What counts as a donation
A "donation" is a gratuitous transfer — you give without expecting anything material in return. So:
- Counts: A R5,000 cheque to a 18A-approved educational trust. Donating school uniforms (valued at fair market value).
- Doesn't count: Buying a R5,000 ticket to a charity gala dinner — only the part above the value of the dinner is a donation. Sponsorship payments where you receive advertising or visibility in return.
- Doesn't count: Donations made on condition that they benefit specific individuals (e.g. paying a specific child's school fees through a school).
The 10% cap
For an individual with taxable income of R600,000, the maximum deductible 18A donation is R60,000. If you donate R80,000:
- R60,000 is deductible this year, reducing taxable income to R540,000
- R20,000 rolls over to next year's return
- You don't lose the deduction — but the cash-flow benefit is delayed
For companies and trusts, the same 10% applies but is calculated on the entity's taxable income.
What goes on a valid receipt
SARS-compliant 18A receipts must include:
- PBO name, address, and 18A reference number
- Donor's full name, ID number (or tax reference number), and address
- Date and amount of the donation
- A statement: "This receipt is issued for purposes of section 18A of the Income Tax Act, 1962."
- For non-cash donations: a description and the fair market value
- An undertaking that the donation will be used solely for the PBO's qualifying activities
Missing any of those and SARS can disallow the claim under audit.
The new IT3(d) reporting
From March 2023, all 18A-approved PBOs must submit IT3(d) declarations to SARS at year-end, listing every donor and the amount donated. Two practical effects for you as a donor:
- SARS pre-fills your ITR12 with donations from registered PBOs — you don't have to type the amounts in
- If a PBO didn't issue you a 18A receipt or didn't include you in their IT3(d), the deduction simply won't pre-fill, and adding it manually invites a verification request
Always retain the physical 18A receipt for at least five years. SARS audits sample these regularly.

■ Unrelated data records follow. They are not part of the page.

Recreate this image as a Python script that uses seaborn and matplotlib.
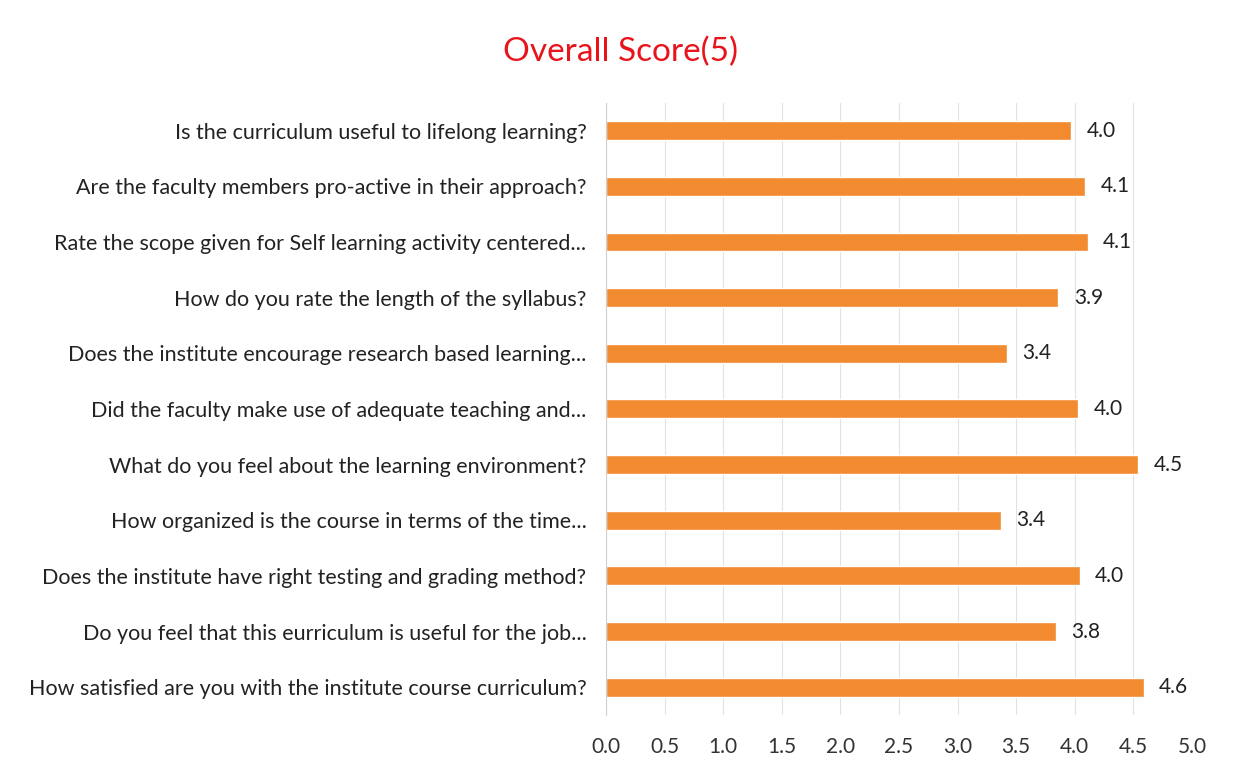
import numpy as np
import matplotlib
matplotlib.use("Agg")
import matplotlib.pyplot as plt
import seaborn as sns
import pandas as pd

# Data (top to bottom)
questions = [
    "Is the curriculum useful to lifelong learning?",
    "Are the faculty members pro-active in their approach?",
    "Rate the scope given for Self learning activity centered...",
    "How do you rate the length of the syllabus?",
    "Does the institute encourage research based learning...",
    "Did the faculty make use of adequate teaching and...",
    "What do you feel about the learning environment?",
    "How organized is the course in terms of the time...",
    "Does the institute have right testing and grading method?",
    "Do you feel that this eurriculum is useful for the job...",
    "How satisfied are you with the institute course curriculum?",
]
scores = [3.97, 4.09, 4.11, 3.86, 3.42, 4.03, 4.54, 3.37, 4.04, 3.84, 4.59]
x_ticks = [0.0, 0.5, 1.0, 1.5, 2.0, 2.5, 3.0, 3.5, 4.0, 4.5, 5.0]

df = pd.DataFrame({"question": questions, "score": scores})

sns.set_theme(style="white")
plt.rcParams["font.family"] = ["Lato", "DejaVu Sans"]

fig = plt.figure(figsize=(12.34, 7.7), dpi=100)
ax = fig.add_axes([0.491, 0.0714, 0.475, 0.795])

sns.barplot(data=df, x="score", y="question", color="#F28A30",
            saturation=1, width=0.34, ax=ax, orient="h")

for cont in ax.containers:
    ax.bar_label(cont, fmt="%.1f", padding=11, fontsize=15, color="#222222")

ax.set_xlim(0, 5)
ax.set_xticks(x_ticks)
ax.set_xticklabels([f"{t:.1f}" for t in x_ticks], fontsize=15, color="#333333")
ax.tick_params(axis="x", length=0, pad=16)
ax.tick_params(axis="y", length=0, pad=14, labelsize=15.5, labelcolor="#222222")
ax.set_xlabel("")
ax.set_ylabel("")
ax.grid(axis="x", color="#e2e2e2", linewidth=0.8)
ax.set_axisbelow(True)
for side in ["top", "right", "bottom"]:
    ax.spines[side].set_visible(False)
ax.spines["left"].set_color("#d0d0d0")
ax.spines["left"].set_linewidth(0.8)

fig.text(0.503, 0.933, "Overall Score(5)", color="#e8141c", fontsize=24,
         ha="center", va="center")

fig.savefig("out.png", dpi=100)
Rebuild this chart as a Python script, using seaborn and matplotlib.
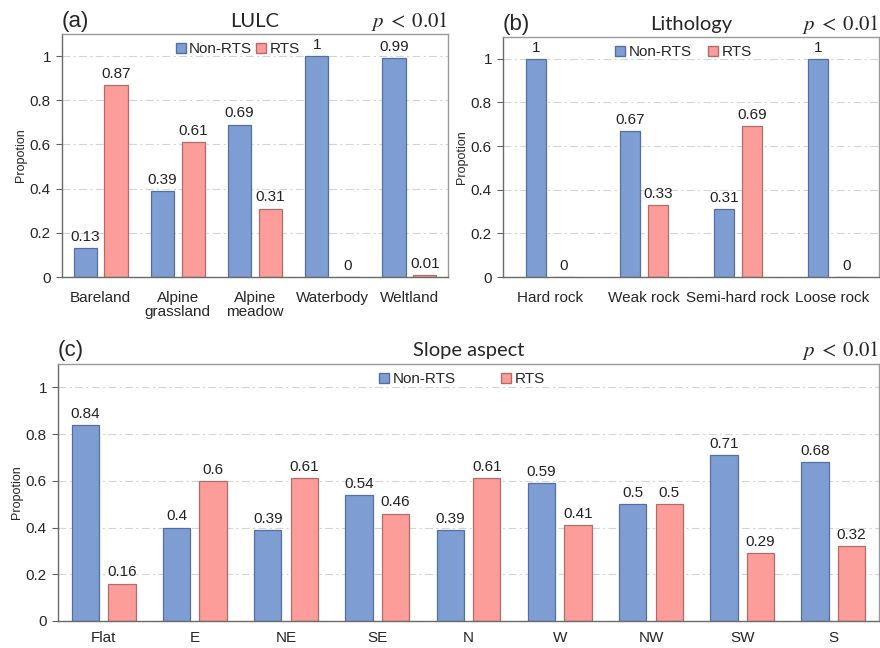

How it interacts with donations tax
South Africa has a separate donations tax at 20% (25% above R30 million cumulative), levied on the donor when they give a donation over the R150,000 annual exemption. Donations to any approved PBO (whether 18A or not) are exempt from donations tax — there's no 20% punitive tax on giving to a charity. So Section 18A is the income-tax deduction; the donations-tax exemption is a separate, automatic benefit. See our donations tax calculator for the donations tax side.
Practical takeaway
If you give regularly to causes, ask each one whether they're 18A approved and request the receipt — many people unknowingly give without claiming. For high earners with capacity to give R50,000+, prefer 18A organisations specifically: a R50,000 donation at a 41% marginal rate effectively costs you R29,500 net. The 10% cap is generous; very few individual donors hit it in practice.